A new model of human crowd behavior takes the point of view of an individual crowd member, and is remarkably accurate at predicting actual crowd flow, its developers say.
Like flocks of birds or schools of fish, crowds of humans also tend to move en masse—almost as if they’re thinking as one. Scientists have proposed different theories to explain this type of collective pedestrian behavior.
The new model, described in a paper in the Proceedings of the Royal Society B, illustrates the role of visual perception in crowd movement. It shows how crowd members who are visible from a participant’s viewpoint determine how that participant follows the crowd and what path they take.
That approach is a departure from previous models, which operate from the point of view of an “omniscient observer,” says study author William H. Warren, a professor of cognitive, linguistic, and psychological sciences at Brown University. In other words, prior studies analyzed the movement of the crowd from the perspective of someone observing the crowd from a distance.

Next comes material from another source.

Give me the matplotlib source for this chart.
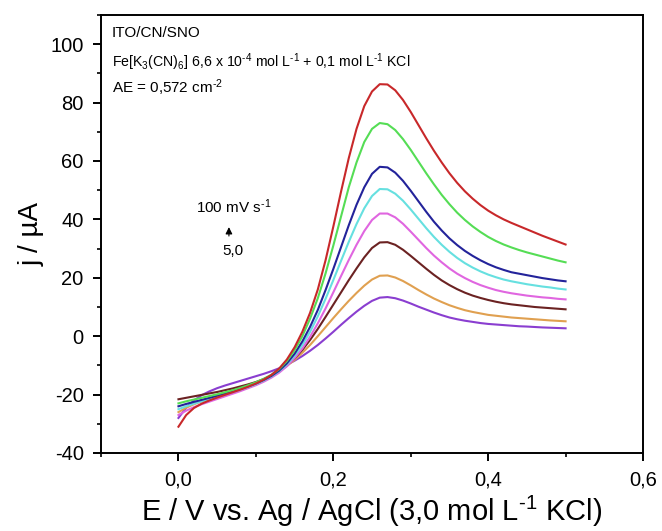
import matplotlib
matplotlib.use("Agg")
import matplotlib.pyplot as plt
from matplotlib.ticker import MultipleLocator

plt.rcParams['font.family'] = ['Liberation Sans', 'DejaVu Sans']
plt.rcParams['mathtext.fontset'] = 'custom'
plt.rcParams['mathtext.rm'] = 'Liberation Sans'
plt.rcParams['mathtext.it'] = 'Liberation Sans'
plt.rcParams['mathtext.default'] = 'regular'
plt.rcParams['axes.unicode_minus'] = False

# potential (V vs Ag/AgCl), 10 mV steps
E = [0.00, 0.01, 0.02, 0.03, 0.04, 0.05, 0.06, 0.07, 0.08, 0.09,
     0.10, 0.11, 0.12, 0.13, 0.14, 0.15, 0.16, 0.17, 0.18, 0.19,
     0.20, 0.21, 0.22, 0.23, 0.24, 0.25, 0.26, 0.27, 0.28, 0.29,
     0.30, 0.31, 0.32, 0.33, 0.34, 0.35, 0.36, 0.37, 0.38, 0.39,
     0.40, 0.41, 0.42, 0.43, 0.44, 0.45, 0.46, 0.47, 0.48, 0.49, 0.50]

# current (uA) for each scan rate, 100 mV/s down to 5 mV/s
j_100 = [-31, -27, -24.6, -23.1, -22, -21, -20.1, -19.2, -18.3, -17.3,
         -16.2, -14.9, -13.3, -11.1, -8, -3.8, 1.5, 8, 16, 26,
         37.5, 49.5, 61, 71, 78.8, 83.8, 86.3, 86.2, 84.2, 80.9,
         76.8, 72.3, 67.8, 63.5, 59.5, 55.8, 52.5, 49.6, 47.1, 44.9,
         43, 41.4, 40, 38.8, 37.7, 36.6, 35.5, 34.4, 33.4, 32.4, 31.4]
j_80 = [-23, -22.3, -21.7, -21.1, -20.5, -19.9, -19.2, -18.5, -17.7, -16.8,
        -15.8, -14.6, -13.2, -11.3, -8.5, -4.8, 0, 6, 13, 21.5,
        31, 41, 51, 59.5, 66.5, 71, 73, 72.6, 70.6, 67.5,
        63.8, 59.8, 55.8, 52, 48.4, 45.2, 42.3, 39.8, 37.6, 35.7,
        34, 32.6, 31.4, 30.4, 29.5, 28.7, 28, 27.3, 26.6, 25.9, 25.3]
j_60 = [-24, -23.2, -22.5, -21.8, -21.1, -20.4, -19.7, -18.9, -18.1, -17.2,
        -16.2, -15, -13.6, -11.8, -9.3, -6, -1.8, 3.2, 9, 15.8,
        23, 30.5, 38, 45, 51, 55.6, 58, 57.8, 56, 53.2,
        49.8, 46.2, 42.6, 39.2, 36.2, 33.5, 31.2, 29.2, 27.5, 26,
        24.7, 23.6, 22.7, 21.9, 21.4, 20.9, 20.4, 19.9, 19.5, 19.1, 18.8]
j_50 = [-25, -24, -23.1, -22.3, -21.5, -20.7, -19.9, -19.1, -18.3, -17.4,
        -16.4, -15.2, -13.8, -12, -9.7, -6.7, -3, 1.5, 6.8, 12.8,
        19.2, 25.8, 32.3, 38.4, 43.8, 48, 50.4, 50.3, 48.8, 46.4,
        43.4, 40.2, 37, 34, 31.3, 28.9, 26.8, 25, 23.5, 22.2,
        21.1, 20.2, 19.4, 18.8, 18.3, 17.8, 17.4, 17, 16.7, 16.3, 16]
j_40 = [-27, -25.5, -24.3, -23.3, -22.4, -21.5, -20.6, -19.7, -18.8, -17.8,
        -16.8, -15.6, -14.2, -12.5, -10.3, -7.5, -4.2, -0.2, 4.4, 9.5,
        15, 20.6, 26.1, 31.3, 36, 39.8, 42, 42, 40.7, 38.5,
        35.8, 33, 30.2, 27.6, 25.3, 23.2, 21.4, 19.9, 18.6, 17.5,
        16.6, 15.8, 15.2, 14.7, 14.3, 13.9, 13.6, 13.3, 13.1, 12.8, 12.6]
j_25 = [-21.6, -21.1, -20.6, -20.1, -19.6, -19.1, -18.5, -17.9, -17.2, -16.5,
        -15.7, -14.7, -13.5, -12, -10, -7.6, -4.7, -1.3, 2.5, 6.6,
        10.8, 15, 19.2, 23.2, 27, 30.2, 32.1, 32.2, 31.3, 29.6,
        27.5, 25.3, 23.1, 21, 19.1, 17.5, 16.1, 14.9, 13.9, 13.1,
        12.4, 11.8, 11.3, 10.9, 10.6, 10.3, 10, 9.8, 9.6, 9.4, 9.2]
j_10 = [-26, -24.5, -23.3, -22.3, -21.4, -20.5, -19.6, -18.7, -17.8, -16.9,
        -15.9, -14.8, -13.5, -12, -10.2, -8.1, -5.7, -3, 0, 3.1,
        6.2, 9.2, 12.1, 14.8, 17.3, 19.4, 20.7, 20.8, 20.1, 18.9,
        17.4, 15.8, 14.3, 12.9, 11.7, 10.6, 9.7, 8.9, 8.3, 7.8,
        7.3, 7, 6.7, 6.4, 6.2, 6, 5.8, 5.6, 5.4, 5.25, 5.1]
j_5 = [-28, -24.5, -22, -20.2, -18.9, -17.8, -16.9, -16.1, -15.3, -14.5,
       -13.7, -12.9, -12, -11, -9.8, -8.4, -6.8, -5, -3, -0.8,
       1.5, 3.9, 6.2, 8.4, 10.4, 12.1, 13.2, 13.4, 13, 12.2,
       11.2, 10.1, 9.1, 8.1, 7.2, 6.4, 5.8, 5.3, 4.9, 4.5,
       4.2, 4, 3.8, 3.6, 3.4, 3.3, 3.15, 3, 2.9, 2.8, 2.7]

series = [j_5, j_10, j_25, j_40, j_50, j_60, j_80, j_100]
colors = ['#8a3ed0', '#e0a050', '#6b2222', '#e066e0', '#66e0e0', '#23239a', '#55dd55', '#c8282a']

xticks = [0.0, 0.2, 0.4, 0.6]
xticklabels = ['0,0', '0,2', '0,4', '0,6']
yticks = [-40, -20, 0, 20, 40, 60, 80, 100]

HY = '\u2010'  # short hyphen for the superscript exponents

fig = plt.figure(figsize=(6.62, 5.31), dpi=100)
ax = fig.add_axes([0.1526, 0.1469, 0.8187, 0.8249])

for j, c in zip(series, colors):
    ax.plot(E, j, color=c, linewidth=1.5, solid_joinstyle='round')

ax.set_xlim(-0.1, 0.6)
ax.set_ylim(-40, 110)
ax.set_xticks(xticks)
ax.set_xticklabels(xticklabels)
ax.set_yticks(yticks)
ax.xaxis.set_minor_locator(MultipleLocator(0.1))
ax.yaxis.set_minor_locator(MultipleLocator(10))
ax.tick_params(which='major', direction='out', length=5.5, width=1.4, labelsize=14.5, pad=7)
ax.tick_params(which='minor', direction='out', length=3, width=1.2)
for s in ax.spines.values():
    s.set_linewidth(1.4)

ax.set_xlabel('E / V vs. Ag / AgCl (3,0 mol L$^{' + HY + '1}$ KCl)', fontsize=21, labelpad=3)
ax.set_ylabel('j / µA', fontsize=20, labelpad=4)

ax.text(0.02, 0.950, 'ITO/CN/SNO', transform=ax.transAxes, fontsize=11, va='baseline')
ax.text(0.02, 0.881, 'Fe[K$_3$(CN)$_6$] 6,6 x 10$^{' + HY + '4}$ mol L$^{' + HY + '1}$ + 0,1 mol L$^{' + HY + '1}$ KCl',
        transform=ax.transAxes, fontsize=10.2, va='baseline')
ax.text(0.02, 0.822, 'AE = 0,572 cm$^{' + HY + '2}$', transform=ax.transAxes, fontsize=11, va='baseline')

ax.text(0.244, 0.548, '100 mV s$^{' + HY + '1}$', transform=ax.transAxes, fontsize=11, ha='center', va='baseline')
ax.annotate('', xy=(0.236, 0.522), xytext=(0.236, 0.489), xycoords='axes fraction',
            arrowprops=dict(arrowstyle='-|>', color='black', lw=0.8, mutation_scale=10))
ax.text(0.244, 0.452, '5,0', transform=ax.transAxes, fontsize=11, ha='center', va='baseline')

fig.savefig('out.png', dpi=100)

“Most omniscient models were based on physics—on forces of attraction and repulsion—and didn’t fully explain why humans in a group interact in the way that they do,” Warren says.

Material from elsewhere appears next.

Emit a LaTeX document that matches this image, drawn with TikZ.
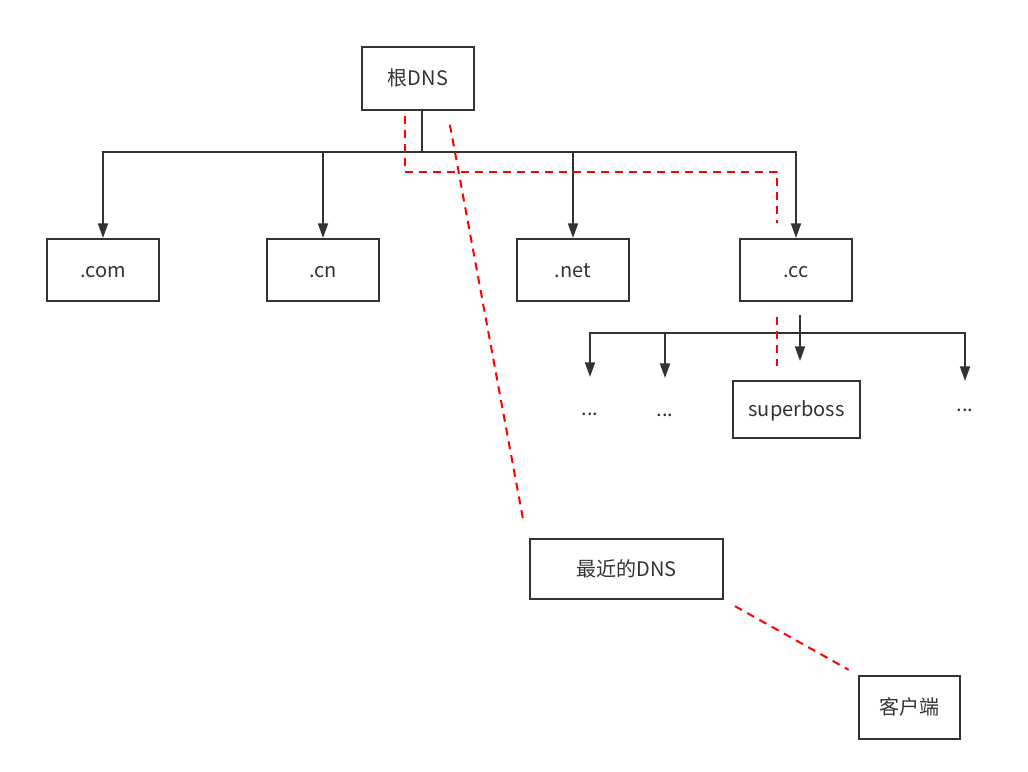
\documentclass[tikz,border=0pt]{standalone}
\usepackage{fontspec}
\setmainfont{Noto Sans CJK SC}
\usepackage{tikz}
\usetikzlibrary{arrows.meta}
\definecolor{inkgray}{RGB}{51,51,51}
\definecolor{lookupred}{RGB}{255,0,0}

\begin{document}
\begin{tikzpicture}[
  x=0.75pt, y=-0.75pt,
  font=\fontsize{15}{18}\selectfont, text=inkgray,
  box/.style={draw=inkgray,line width=1.5pt,minimum width=84pt,minimum height=46.5pt,inner sep=0pt,text height=11pt,text depth=0.5pt},
  dots/.style={anchor=north,inner sep=0pt,text height=28.5pt,text depth=0pt},
  line/.style={draw=inkgray,line width=1.5pt},
  arrow/.style={line,-{Triangle[length=11pt,width=7.5pt]}},
  lookup/.style={draw=lookupred,line width=1.5pt,dash pattern=on 6pt off 4.5pt}
]
\useasboundingbox (0,0) rectangle (1028,771);

% servers
\node[box,minimum height=47.25pt] (root) at (418,78.5) {根DNS};
\node[box] (com) at (103,270) {.com};
\node[box] (cn) at (323,270) {.cn};
\node[box] (net) at (573,270) {.net};
\node[box] (cc) at (796,270) {.cc};
\node[box,minimum width=95.25pt,minimum height=42.75pt] (boss) at (796.5,409.5) {superboss};
\node[dots] (dotA) at (590,377) {...};
\node[dots] (dotB) at (665,378) {...};
\node[dots,text height=22.5pt] (dotC) at (965,381) {...};
\node[box,minimum width=144.75pt,minimum height=45pt] (near) at (626.5,569) {最近的DNS};
\node[box,minimum width=75.75pt,minimum height=47.25pt] (client) at (909.5,707.5) {客户端};

% tree under the root
\coordinate (rootbus) at (422,152);
\draw[line] (root.south -| rootbus) -- (rootbus);
\draw[line,line cap=rect] (com.north |- rootbus) -- (cc.north |- rootbus);
\foreach \n in {com,cn,net,cc}
  \draw[arrow] (\n.north |- rootbus) -- (\n);

% tree under .cc
\coordinate (ccbus) at (800,333);
\draw[arrow,shorten <=9.75pt,shorten >=14.25pt] (cc.south -| ccbus) -- (boss.north -| ccbus);
\draw[line,line cap=rect] (dotA |- ccbus) -- (dotC |- ccbus);
\foreach \n in {dotA,dotB,dotC}
  \draw[arrow] (\n |- ccbus) -- (\n);

% lookup path
\coordinate (qa) at (405,172);
\coordinate (qb) at (777,172);
\draw[lookup,shorten <=3.75pt,shorten >=11.25pt] (root.south -| qa) -- (qa) -- (qb) -- (cc.north -| qb);
\draw[lookup,shorten <=11.25pt,shorten >=10.5pt] (cc.south -| qb) -- (boss.north -| qb);
\draw[lookup,shorten <=10.5pt,shorten >=15pt] ([xshift=22pt]root.south) -- ([xshift=-75pt]near.north);
\draw[lookup,shorten <=9.4pt,shorten >=8pt] (near.south east) -- (client.north west);
\end{tikzpicture}
\end{document}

In a series of experiments led by members of Warren’s lab, which involved tracking the movements of people wearing virtual reality headsets, researchers could predict an individual’s movement based on their view of a virtual crowd.

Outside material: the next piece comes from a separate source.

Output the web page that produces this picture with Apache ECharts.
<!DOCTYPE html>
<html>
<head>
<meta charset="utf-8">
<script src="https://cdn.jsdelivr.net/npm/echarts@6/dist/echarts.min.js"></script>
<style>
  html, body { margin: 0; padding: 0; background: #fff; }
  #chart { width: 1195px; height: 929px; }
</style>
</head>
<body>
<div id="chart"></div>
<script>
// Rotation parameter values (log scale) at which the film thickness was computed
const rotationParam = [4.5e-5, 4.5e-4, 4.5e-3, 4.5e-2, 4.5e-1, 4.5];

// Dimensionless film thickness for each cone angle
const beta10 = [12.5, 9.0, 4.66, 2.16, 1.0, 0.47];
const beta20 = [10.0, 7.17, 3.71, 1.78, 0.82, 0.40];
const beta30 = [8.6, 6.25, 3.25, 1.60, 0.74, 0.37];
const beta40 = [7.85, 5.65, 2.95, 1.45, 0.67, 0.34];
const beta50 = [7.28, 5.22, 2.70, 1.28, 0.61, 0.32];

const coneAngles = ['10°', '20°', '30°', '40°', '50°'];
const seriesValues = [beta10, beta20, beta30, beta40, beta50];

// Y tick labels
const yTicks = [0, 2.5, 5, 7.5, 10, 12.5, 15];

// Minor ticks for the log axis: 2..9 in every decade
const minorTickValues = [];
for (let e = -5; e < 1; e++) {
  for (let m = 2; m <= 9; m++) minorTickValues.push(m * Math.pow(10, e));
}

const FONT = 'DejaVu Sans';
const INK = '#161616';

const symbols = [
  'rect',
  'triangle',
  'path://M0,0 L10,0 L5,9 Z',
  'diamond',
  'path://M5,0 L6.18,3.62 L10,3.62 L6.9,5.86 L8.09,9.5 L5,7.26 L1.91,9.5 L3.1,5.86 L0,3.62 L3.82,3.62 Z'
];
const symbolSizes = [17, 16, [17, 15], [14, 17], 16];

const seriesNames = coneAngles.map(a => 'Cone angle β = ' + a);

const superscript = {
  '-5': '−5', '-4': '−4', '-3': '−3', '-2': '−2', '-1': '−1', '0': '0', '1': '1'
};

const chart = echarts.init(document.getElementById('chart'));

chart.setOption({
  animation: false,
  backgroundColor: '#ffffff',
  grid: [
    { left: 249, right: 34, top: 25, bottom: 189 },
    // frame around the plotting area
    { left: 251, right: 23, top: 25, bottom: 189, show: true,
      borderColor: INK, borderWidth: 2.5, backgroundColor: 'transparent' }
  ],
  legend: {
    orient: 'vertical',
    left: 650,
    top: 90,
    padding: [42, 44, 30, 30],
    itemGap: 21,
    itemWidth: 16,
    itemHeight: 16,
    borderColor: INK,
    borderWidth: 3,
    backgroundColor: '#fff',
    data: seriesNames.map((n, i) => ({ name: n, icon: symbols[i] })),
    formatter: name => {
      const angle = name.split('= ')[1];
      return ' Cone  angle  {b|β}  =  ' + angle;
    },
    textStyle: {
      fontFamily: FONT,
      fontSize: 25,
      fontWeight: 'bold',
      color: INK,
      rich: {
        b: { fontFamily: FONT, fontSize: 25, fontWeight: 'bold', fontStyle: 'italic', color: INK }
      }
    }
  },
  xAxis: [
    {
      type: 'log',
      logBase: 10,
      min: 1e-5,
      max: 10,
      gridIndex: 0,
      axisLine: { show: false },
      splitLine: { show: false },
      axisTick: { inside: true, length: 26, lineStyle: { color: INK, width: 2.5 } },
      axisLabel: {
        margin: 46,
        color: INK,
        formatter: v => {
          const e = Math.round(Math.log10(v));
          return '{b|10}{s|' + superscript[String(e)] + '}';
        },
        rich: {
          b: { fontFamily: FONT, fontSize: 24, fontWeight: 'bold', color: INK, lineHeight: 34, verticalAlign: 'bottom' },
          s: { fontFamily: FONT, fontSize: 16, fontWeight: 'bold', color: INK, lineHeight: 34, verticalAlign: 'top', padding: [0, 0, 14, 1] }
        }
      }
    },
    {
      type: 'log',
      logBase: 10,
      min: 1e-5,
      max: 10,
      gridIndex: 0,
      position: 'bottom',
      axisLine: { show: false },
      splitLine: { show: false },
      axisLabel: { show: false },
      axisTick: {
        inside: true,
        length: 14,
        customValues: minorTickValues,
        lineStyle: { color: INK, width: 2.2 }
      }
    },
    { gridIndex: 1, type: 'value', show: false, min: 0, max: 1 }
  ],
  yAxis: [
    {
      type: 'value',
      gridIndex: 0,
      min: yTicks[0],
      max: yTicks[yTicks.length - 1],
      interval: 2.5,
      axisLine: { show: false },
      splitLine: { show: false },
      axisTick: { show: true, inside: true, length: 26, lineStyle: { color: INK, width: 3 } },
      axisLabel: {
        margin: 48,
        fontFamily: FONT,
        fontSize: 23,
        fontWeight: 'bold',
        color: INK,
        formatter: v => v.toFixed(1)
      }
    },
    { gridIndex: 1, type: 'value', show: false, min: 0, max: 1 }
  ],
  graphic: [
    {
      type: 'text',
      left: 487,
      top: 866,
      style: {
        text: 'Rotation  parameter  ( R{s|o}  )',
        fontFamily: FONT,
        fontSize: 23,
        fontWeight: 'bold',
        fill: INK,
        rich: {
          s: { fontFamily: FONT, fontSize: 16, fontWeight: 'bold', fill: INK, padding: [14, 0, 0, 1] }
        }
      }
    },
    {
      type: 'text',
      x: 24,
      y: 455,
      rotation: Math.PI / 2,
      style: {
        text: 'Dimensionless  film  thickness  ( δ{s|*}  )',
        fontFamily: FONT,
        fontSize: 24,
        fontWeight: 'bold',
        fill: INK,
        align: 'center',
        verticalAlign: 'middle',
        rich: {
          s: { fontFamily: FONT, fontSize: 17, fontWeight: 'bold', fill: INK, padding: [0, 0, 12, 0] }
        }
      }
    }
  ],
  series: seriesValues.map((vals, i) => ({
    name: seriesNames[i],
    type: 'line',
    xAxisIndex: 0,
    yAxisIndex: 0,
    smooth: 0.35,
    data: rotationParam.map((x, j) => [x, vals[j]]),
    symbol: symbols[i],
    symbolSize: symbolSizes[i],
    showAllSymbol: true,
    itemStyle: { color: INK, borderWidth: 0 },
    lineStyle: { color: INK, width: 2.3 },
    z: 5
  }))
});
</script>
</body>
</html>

“We are the first group to provide a sensory basis for this type of coordinated movement,” Warren says. “The model provides a better understanding of what individuals in a crowd are experiencing visually, so we can make better predictions about how an entire group of people will behave.”
Warren says that models on crowd movement have a variety of applications and can be used to inform the design of public spaces, transportation infrastructure and emergency response plans.
In human crowds, as in many other animal groups, “flocking” behavior emerges from interactions between individuals, Warren explains. Understanding these interactions involves identifying rules of engagement that govern how an individual responds to their neighbors in a crowd, and how multiple neighbors are combined.
Virtual crowd behavior
To produce a realistic individual trajectory of movement, the team conducted experiments through Warren’s Virtual Environment Navigation Lab (VENLab). Study participants in a large open room wore virtual reality headsets that showed animated 3D virtual humans who were manipulated to move in different ways—for example, some people within the virtual crowd might turn in one direction, while others continued as a group. The participants were instructed to walk with the crowd, while researchers tracked their movements and their path.
The researchers knew from their previous work on pairs of pedestrians that a follower tends to match the walking direction and speed of a leader. From their new experiments, they found that each pedestrian controls their walking direction and speed by using two visual motions. First, they walk in a way that reduces the sideways motion of neighbors in the field of view. At the same time, they walk to reduce the expansion and contraction in the field of view, which happens when a neighbor gets closer or farther away. By using these two variables to control walking, they end up matching the average direction and speed of the crowd.
They also found that pedestrian participants responded less to virtual humans that were farther away, as might be expected, but that was driven by two visual factors, Warren says: the law of optics (things that are farther away in space have smaller visual motions) and the principle of occlusion (neighbors who are farther away are likely to be partially blocked by nearer neighbors, making them harder to see—and harder to follow).
Previous models had taken into account the effect of distance on crowd behavior, but not from a visual perspective. “We found that responses decrease with distance for two reasons that weren’t previously fully understood or appreciated,” Warren says, “and they both have to do with who the people in the crowd can see.”
When the researchers used the experiment results to create a new theory of collective motion, it successfully predicted individual trajectories in both virtual crowd experiments and real crowd data.
Warren explains that people in a group use visual information to guide their own walking—to turn left or right, or speed up or slow down to avoid collisions. The way they use that information to control their movements is referred to as the visual coupling, he says. The other individuals in the group are also behaving according to the same principles.
Social media, too
Warren adds that the findings from case studies like this could be extrapolated to other situations in which people or animals unconsciously coordinate their behavior—such as on social media.
Instead of being visually coupled as in a crowd in a public space, people in social networks are electronically coupled through the internet. In both situations, there is the same strong tendency for a person to imitate others around them and follow those who are moving in a similar direction (ideologically as well as physically). But, as Warren and graduate student Trent Wirth found in other experiments, when one group starts to diverge too much from a person’s current “direction,” the person will reject that group and follow another group moving in a less divergent direction.
“The visual network among people in a crowd isn’t that dissimilar from a social network on social media, in terms of how people are interacting,” he says. “You see analogous kinds of consensus and polarization.”
Warren says that future studies from his lab will continue to explore crowd networks and collective decision-making, especially how groups decide to split or bifurcate to take different paths in physical space or in an online social network.
“There are all sorts of decisions being made at the individual level, but also collectively in groups,” Warren says. “Our new study is just one case study of this self-organized collective behavior.”
The paper is based on an idea developed by Gregory Dachner, who earned his PhD at Brown in 2020, and is a study coauthor.
This research had support from the National Institutes of Health and the National Science Foundation.